| Requirement |
In the listing below, find the line that contains "Recreate this image" and the line that contains "height = 1307;". Quote both and every line between them, exactly, and nothing more.

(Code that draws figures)
───

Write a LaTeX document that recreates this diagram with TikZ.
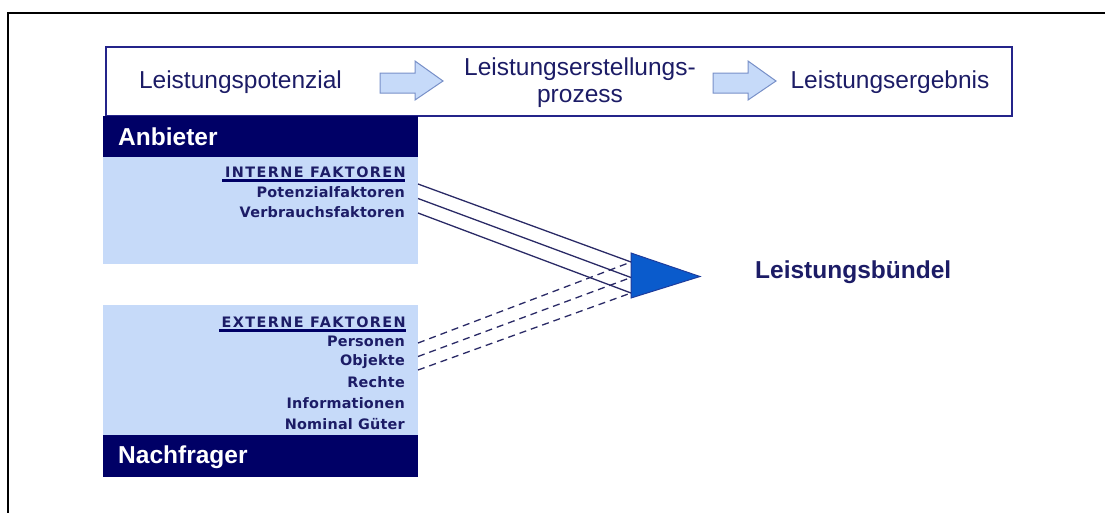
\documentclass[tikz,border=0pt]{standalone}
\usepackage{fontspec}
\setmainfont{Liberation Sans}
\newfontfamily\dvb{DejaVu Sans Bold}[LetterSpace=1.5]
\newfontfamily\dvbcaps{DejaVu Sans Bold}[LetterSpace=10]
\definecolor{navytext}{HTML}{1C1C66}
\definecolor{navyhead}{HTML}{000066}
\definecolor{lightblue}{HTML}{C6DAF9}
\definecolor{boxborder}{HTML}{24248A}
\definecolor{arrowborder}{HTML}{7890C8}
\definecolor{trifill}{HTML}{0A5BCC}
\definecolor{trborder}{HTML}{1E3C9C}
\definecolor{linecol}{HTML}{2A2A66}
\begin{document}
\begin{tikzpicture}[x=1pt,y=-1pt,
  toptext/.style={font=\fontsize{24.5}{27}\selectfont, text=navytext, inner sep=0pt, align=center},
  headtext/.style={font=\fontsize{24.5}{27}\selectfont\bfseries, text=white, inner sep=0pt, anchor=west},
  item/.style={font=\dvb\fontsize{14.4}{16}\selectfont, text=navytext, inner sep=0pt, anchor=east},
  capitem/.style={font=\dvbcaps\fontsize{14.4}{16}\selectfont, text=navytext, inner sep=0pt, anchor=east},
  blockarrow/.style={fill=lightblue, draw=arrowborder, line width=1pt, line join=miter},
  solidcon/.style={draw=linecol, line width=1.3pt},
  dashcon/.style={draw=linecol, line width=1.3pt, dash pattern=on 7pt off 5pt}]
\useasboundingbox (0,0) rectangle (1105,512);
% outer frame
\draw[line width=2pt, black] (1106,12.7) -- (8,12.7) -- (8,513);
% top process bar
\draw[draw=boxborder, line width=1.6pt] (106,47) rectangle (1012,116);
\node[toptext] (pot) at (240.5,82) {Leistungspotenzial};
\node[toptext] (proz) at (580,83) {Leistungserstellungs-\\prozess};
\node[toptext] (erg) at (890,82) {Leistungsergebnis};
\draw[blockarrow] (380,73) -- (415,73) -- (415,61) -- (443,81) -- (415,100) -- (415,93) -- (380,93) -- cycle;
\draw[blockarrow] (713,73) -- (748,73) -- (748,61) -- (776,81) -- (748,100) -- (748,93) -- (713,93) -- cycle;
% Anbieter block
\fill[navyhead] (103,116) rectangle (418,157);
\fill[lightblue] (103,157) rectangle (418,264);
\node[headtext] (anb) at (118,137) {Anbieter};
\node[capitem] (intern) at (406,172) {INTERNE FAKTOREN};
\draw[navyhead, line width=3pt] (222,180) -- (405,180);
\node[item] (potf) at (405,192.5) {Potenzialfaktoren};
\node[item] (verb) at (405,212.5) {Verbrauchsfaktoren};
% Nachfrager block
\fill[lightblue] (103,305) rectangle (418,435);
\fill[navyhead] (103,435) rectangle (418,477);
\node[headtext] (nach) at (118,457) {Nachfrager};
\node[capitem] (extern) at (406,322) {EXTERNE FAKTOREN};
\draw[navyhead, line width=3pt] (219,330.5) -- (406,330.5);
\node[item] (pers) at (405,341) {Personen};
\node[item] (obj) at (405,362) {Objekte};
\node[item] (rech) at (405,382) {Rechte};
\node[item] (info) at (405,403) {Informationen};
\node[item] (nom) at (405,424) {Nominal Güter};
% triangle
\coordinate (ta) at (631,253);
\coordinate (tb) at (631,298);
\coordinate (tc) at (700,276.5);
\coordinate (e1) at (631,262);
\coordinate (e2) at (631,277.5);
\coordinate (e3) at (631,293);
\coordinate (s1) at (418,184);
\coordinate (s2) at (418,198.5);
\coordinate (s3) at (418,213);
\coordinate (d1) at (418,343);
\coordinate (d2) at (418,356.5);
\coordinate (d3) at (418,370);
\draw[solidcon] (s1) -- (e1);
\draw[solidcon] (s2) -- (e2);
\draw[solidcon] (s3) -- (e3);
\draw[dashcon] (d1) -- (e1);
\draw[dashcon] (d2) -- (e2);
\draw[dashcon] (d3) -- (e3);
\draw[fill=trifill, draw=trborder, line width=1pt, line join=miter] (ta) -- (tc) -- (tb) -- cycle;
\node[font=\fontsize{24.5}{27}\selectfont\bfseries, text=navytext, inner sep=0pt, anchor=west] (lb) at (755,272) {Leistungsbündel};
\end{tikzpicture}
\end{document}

───

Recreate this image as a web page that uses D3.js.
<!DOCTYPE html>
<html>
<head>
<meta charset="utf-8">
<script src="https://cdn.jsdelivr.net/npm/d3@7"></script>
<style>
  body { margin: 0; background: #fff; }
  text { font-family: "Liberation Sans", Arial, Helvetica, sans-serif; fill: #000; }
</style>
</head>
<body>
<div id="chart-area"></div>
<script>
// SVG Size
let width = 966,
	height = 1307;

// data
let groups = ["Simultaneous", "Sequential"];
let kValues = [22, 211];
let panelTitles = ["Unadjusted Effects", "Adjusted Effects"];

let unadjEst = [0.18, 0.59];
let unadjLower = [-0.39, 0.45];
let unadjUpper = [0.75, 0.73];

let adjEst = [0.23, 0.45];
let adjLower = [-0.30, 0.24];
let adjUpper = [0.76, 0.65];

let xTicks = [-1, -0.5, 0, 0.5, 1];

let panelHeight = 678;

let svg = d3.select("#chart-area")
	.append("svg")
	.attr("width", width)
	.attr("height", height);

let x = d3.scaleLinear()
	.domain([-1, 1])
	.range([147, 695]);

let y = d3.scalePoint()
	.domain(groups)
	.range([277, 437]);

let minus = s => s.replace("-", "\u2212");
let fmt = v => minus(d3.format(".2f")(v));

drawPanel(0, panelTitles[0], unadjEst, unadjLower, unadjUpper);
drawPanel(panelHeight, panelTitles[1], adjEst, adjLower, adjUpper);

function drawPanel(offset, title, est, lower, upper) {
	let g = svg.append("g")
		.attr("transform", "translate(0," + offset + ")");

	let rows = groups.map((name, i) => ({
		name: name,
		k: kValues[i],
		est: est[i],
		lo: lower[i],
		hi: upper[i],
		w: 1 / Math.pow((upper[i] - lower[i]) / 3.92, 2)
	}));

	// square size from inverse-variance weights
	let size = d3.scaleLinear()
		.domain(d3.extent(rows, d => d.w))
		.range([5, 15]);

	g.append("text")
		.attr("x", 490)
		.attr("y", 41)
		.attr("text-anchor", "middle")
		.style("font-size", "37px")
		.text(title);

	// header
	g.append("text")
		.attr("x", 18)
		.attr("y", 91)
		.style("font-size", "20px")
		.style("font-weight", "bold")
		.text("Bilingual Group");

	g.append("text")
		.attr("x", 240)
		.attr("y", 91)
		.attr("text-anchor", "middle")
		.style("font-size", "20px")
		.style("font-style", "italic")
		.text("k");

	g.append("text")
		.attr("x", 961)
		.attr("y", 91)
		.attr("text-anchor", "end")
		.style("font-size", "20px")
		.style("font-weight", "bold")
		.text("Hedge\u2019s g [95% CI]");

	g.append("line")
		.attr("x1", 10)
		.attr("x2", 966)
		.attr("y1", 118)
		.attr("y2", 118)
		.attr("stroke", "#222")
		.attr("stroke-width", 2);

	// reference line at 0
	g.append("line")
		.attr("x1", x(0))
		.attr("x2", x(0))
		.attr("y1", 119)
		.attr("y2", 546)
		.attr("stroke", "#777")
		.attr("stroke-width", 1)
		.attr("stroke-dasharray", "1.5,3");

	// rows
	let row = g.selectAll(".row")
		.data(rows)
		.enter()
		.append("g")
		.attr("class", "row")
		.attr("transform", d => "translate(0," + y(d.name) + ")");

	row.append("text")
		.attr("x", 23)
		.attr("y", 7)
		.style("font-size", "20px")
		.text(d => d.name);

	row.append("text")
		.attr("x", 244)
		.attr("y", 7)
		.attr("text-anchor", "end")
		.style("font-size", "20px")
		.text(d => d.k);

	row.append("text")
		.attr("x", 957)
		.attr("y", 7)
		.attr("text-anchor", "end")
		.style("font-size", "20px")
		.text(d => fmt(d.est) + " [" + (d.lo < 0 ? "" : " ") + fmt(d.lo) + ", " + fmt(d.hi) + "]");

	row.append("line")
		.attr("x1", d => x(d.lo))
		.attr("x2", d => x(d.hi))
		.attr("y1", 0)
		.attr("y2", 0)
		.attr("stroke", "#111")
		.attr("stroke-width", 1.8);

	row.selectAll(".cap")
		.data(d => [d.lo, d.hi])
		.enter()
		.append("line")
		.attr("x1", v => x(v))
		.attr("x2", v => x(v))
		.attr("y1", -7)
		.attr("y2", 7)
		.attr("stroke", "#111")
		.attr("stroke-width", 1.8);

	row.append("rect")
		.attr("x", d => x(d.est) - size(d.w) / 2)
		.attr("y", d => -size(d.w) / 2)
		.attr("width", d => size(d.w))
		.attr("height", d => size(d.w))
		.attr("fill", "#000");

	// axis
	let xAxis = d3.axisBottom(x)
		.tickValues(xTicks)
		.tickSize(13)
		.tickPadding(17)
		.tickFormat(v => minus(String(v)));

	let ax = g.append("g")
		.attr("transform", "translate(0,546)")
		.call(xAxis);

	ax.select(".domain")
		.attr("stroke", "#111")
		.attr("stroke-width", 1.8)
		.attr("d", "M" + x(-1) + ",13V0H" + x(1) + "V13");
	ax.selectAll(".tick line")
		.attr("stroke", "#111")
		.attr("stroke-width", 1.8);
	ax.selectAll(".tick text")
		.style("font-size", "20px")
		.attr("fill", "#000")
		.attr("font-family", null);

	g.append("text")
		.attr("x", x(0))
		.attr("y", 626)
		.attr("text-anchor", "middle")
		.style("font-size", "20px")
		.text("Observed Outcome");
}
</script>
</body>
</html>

───

| Answer to the task |
Recreate this image as a web page that uses D3.js.
<!DOCTYPE html>
<html>
<head>
<meta charset="utf-8">
<script src="https://cdn.jsdelivr.net/npm/d3@7"></script>
<style>
  body { margin: 0; background: #fff; }
  text { font-family: "Liberation Sans", Arial, Helvetica, sans-serif; fill: #000; }
</style>
</head>
<body>
<div id="chart-area"></div>
<script>
// SVG Size
let width = 966,
	height = 1307;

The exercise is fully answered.